After using touch screens, the arrow-key interface is a bit limiting at first, but works well enough. The UI touches have impressed me. Within a couple of minutes of lighting up, it had downloaded the books I’d bought for Kindle for Android (Empire in Black and Gold) and when I went into it, continued from the place I’d been at when I last closed the android application, after asking me if that’s what I wanted.

The Kindle will accept .mobi or PDF files by default, if you plug it in to your computer it’ll appear as a USB storage device. You can use the open source software Calibre to convert things to this format, and to manage what ebooks are on the device if you like.

The display is sharp and clear, the slightly weird page refresh – which reverses video before changing the content – looks like it’ll be distracting when you first see it, but soon becomes unnoticeable when you’re following. The lack of being able to read it in the dark without the portable light is something it shares with real books, and the advantage that it can still be read in direct sunlight is also.

You can worry about Amazon acting the evil empire and removing books you’ve paid for – though after fucking that up once they’ve said they won’t do that again – if you like and just go with books you’ve downloaded and bought yourself that have no relationship with them. Even with wifi on and using the case-light (which feeds off the Kindle power supply) the batteries have lasted almost three weeks before needing charging.

I like it. It’s surprisingly natural to read, it Just Works almost all of the time, and it’s a quarter the price of the cheapest iPad. It’s not a tablet device as much as it’s just an eBook reader, but it knows what it is supposed to do, and it does that very well indeed.

3 comments
  1. Are you solely using Calibre as a converter rather than replacing the host OS of the Kindle? I had the impression that the Kindle wouldn’t take files direct from another device but everything had to go through the whispernet thing at a price per Mb – this was offputting along with lack of .epub support and having to buy through Amazon. I’ve been looking at the Sony mainly because of these issues (plus the ability to plug in flash memory). It would make a big difference is the Kindle could be loaded up with books from anywhere direct and took more formats.

    I also like iPad, have same issues reading from backlit and find it a device looking for a purpose – just doesn’t fill a gap for me at the moment.

  2. Just using it to convert and throw at the device. Calibre can manage everything on the device just over the mass-storage USB connection, but can only restore drmed books back to a device connected to the owners amazon account.

    Whispernet is a bit more confusing.

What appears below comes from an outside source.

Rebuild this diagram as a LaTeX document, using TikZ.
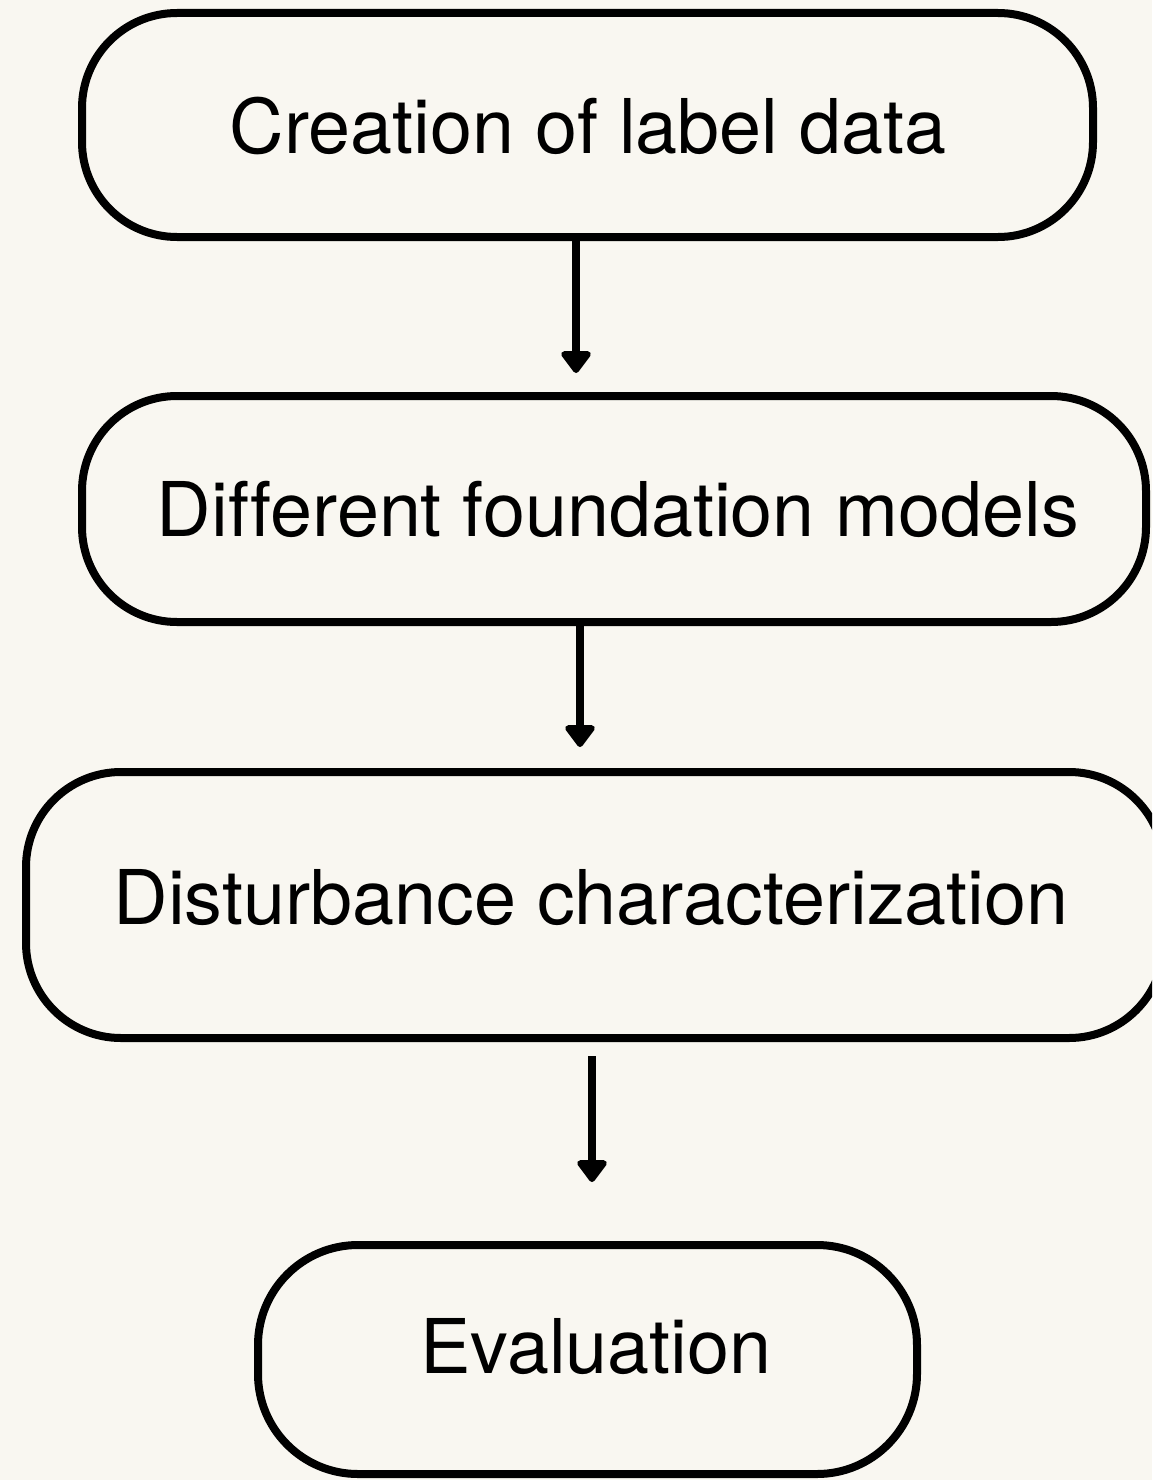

Whispernet is, technically, their delivery over 3G service, and that does come with a price per meg thing. You get assigned a magic email address @kindle.com, and anything sent there goes to your device.

    However, wifi’s free, but you won’t get the new content until you connect to a network. There’s also your magic address @free.kindle.com, which will always go via wifi, but has weird restrictions I haven’t researched (instapaper doesn’t like using it, but since I don’t have a 3G device I haven’t cared enough to look deeper).

    Sending though the email address appears to convert it to amazon’s internal DRM’d “TOPAZ” format, which indexes better (and does a cleaner conversion job on badly formatted ebboks than Calibre going to mobi, currently)

    There are also people doing replacement firmware for the device to make it work with any format you like, but I haven’t looked too deeply into these either (as I say, it Works for me as is).

    FWIW, a lot of my existing ebook collection was in PDF and epub form, which have gone onto the device fine (with the exception of the flat-scanned “slideshow-of-jpegs” style of conversion, which didn’t look any good at all).

  3. Thanks this was really useful. If the Kindle converts on the fly or I can convert my .pdf/ebooks it becomes much more useful again. The one thing the Sony has still is the slot for additional memory but the Kindle isn’t exactly smal.

    A colleague in our digital media group was telling me last year when the Sony was on the up that I should hold off for the new Kindles as he was backing them to take the market (and thereby benefit from various supporting software). At the moment it looks as if he was right. It also looks as if the 3g connection would be largely redundant to me for much the reasons you site. I’d be better off buying the light!

    Do you buy books from other online sellers such as Waterstones or the Baen sites or are you restricted to Amazon for new purchases by virtue of the DRM set up?